Updated: Mar 18
The artist Adrian Piper, in the series: Everything Will Be Taken Away, in my eyes, practices the flow in which text transforms into images and vice versa.
The picture evokes thoughts of impermanence, death, and the afterlife.
Piper connects the project to her sense of alienation from American politics and culture.
PIPER, Adrian. 2003. Everything #2.8. Private Collection. [Online]. [Accessed 11. March 2022]. Available from: https://www.moma.org/calendar/exhibitions/3924?locale=en
The American artist Adrian Piper left the USA and lives in Berlin.
Today the relationship between an image and text is ubiquitous. In the image-rich culture we live in, we have become accustomed to text accompanying images. Here I am thinking primarily of Instagram. Sometimes I enjoy reading the hashtags. They show me on which journey through the Internet the respective picture is being sent and sometimes with what intentions it is meant to be sent.
Pairing images with text has always been attractive to me. Actually, I first wrote short sayings as a child and teenager before I even had a camera at my disposal. Combining both formed my diaries, which I kept for decades after.
To put this on display, however, was too personal for me.
Only recently, when people started buying my pictures on Kauai, I paired different texts, mostly in the form of poetry, haiku or simply meanings of some Hawaiian words with these pictures and shared them with the world. With this combination I had the feeling that I was able to clarify how the light, the nature or the perceptible Aloha Spirit holds this island.
I'm becoming more and more aware of how important the artists' texts in exhibitions have become to me. Especially if that the image does not conflict with the text but rather reveals an unexpected meaning. A third dimension in which the viewer entrench themselves further.
I used to want to read pictures myself, without any guidelines.
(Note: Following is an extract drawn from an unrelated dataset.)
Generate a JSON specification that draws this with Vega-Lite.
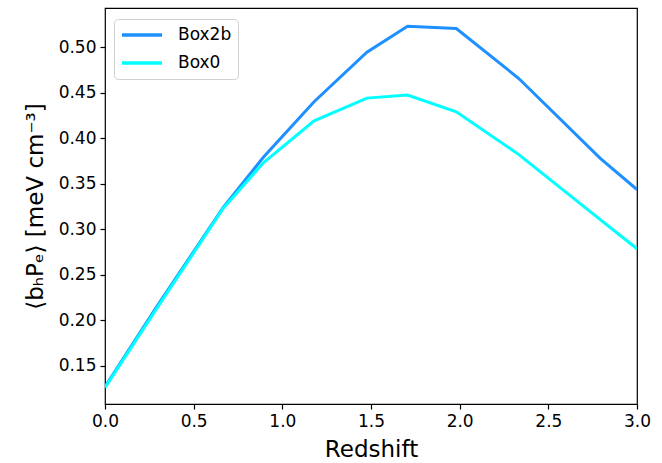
{
  "$schema": "https://vega.github.io/schema/vega-lite/v6.json",
  "autosize": {"type": "none"},
  "padding": {"left": 105, "top": 8, "right": 25, "bottom": 59},
  "width": 532,
  "height": 396,
  "background": "white",
  "config": {
    "font": "DejaVu Sans",
    "view": {"stroke": "black", "strokeWidth": 1.2},
    "axis": {"grid": false, "domain": false, "labelFlush": false, "tickColor": "black", "tickSize": 5, "tickWidth": 1.2, "labelColor": "black", "labelFontSize": 17, "titleFontSize": 23, "titleFontWeight": "normal", "titleColor": "black", "labelPadding": 4}
  },
  "data": {"values": [
    {"z": 0.0, "v": 0.127, "s": "Box2b"},
    {"z": 0.292, "v": 0.215, "s": "Box2b"},
    {"z": 0.667, "v": 0.324, "s": "Box2b"},
    {"z": 0.893, "v": 0.379, "s": "Box2b"},
    {"z": 1.179, "v": 0.440, "s": "Box2b"},
    {"z": 1.477, "v": 0.4945, "s": "Box2b"},
    {"z": 1.706, "v": 0.523, "s": "Box2b"},
    {"z": 1.981, "v": 0.5205, "s": "Box2b"},
    {"z": 2.332, "v": 0.4658, "s": "Box2b"},
    {"z": 2.793, "v": 0.3778, "s": "Box2b"},
    {"z": 3.0, "v": 0.3436, "s": "Box2b"},
    {"z": 0.0, "v": 0.126, "s": "Box0"},
    {"z": 0.292, "v": 0.213, "s": "Box0"},
    {"z": 0.667, "v": 0.323, "s": "Box0"},
    {"z": 0.893, "v": 0.373, "s": "Box0"},
    {"z": 1.179, "v": 0.419, "s": "Box0"},
    {"z": 1.477, "v": 0.444, "s": "Box0"},
    {"z": 1.706, "v": 0.4473, "s": "Box0"},
    {"z": 1.981, "v": 0.4289, "s": "Box0"},
    {"z": 2.332, "v": 0.3822, "s": "Box0"},
    {"z": 2.793, "v": 0.3106, "s": "Box0"},
    {"z": 3.0, "v": 0.2785, "s": "Box0"}
  ]},
  "mark": {"type": "line", "strokeWidth": 3, "clip": true},
  "encoding": {
    "x": {"field": "z", "type": "quantitative", "scale": {"domain": [0, 3], "nice": false, "zero": false},
      "axis": {"title": "Redshift", "values": [0, 0.5, 1, 1.5, 2, 2.5, 3], "format": ".1f", "titlePadding": 9}},
    "y": {"field": "v", "type": "quantitative", "scale": {"domain": [0.108, 0.543], "nice": false, "zero": false},
      "axis": {"title": "⟨bₕPₑ⟩ [meV cm⁻³]", "values": [0.15, 0.2, 0.25, 0.3, 0.35, 0.4, 0.45, 0.5], "format": ".2f", "titlePadding": 11}},
    "color": {"field": "s", "type": "nominal", "sort": ["Box2b", "Box0"],
      "scale": {"domain": ["Box2b", "Box0"], "range": ["#1e90ff", "#00ffff"]},
      "legend": {"title": null, "orient": "none", "legendX": 9, "legendY": 11, "symbolType": "stroke", "symbolSize": 1600, "symbolStrokeWidth": 3.3, "labelFontSize": 17, "labelColor": "black", "clipHeight": 20, "rowPadding": 8, "padding": 6, "fillColor": "white", "strokeColor": "#d0d0d0", "cornerRadius": 4, "labelOffset": 14}},
    "order": {"field": "s"}
  }
}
Just like you imagine pictures and scenes when reading a book and are then disappointed when you see a film adaptation of the book because the pictures never quite or at all correspond with your own imagination. It often happened the other way around as well. A wonderful picture that immediately sparks stories in your head and then you read the photographer's text and your own imagination is torn into something trivial.
Pairing pictures with text seems easier than it is. Combining words and images and vice versa is a rather big challenge. If it succeeds, however, the cards are laid out with infinite interpretations and the journeys this sets one on can be very exciting.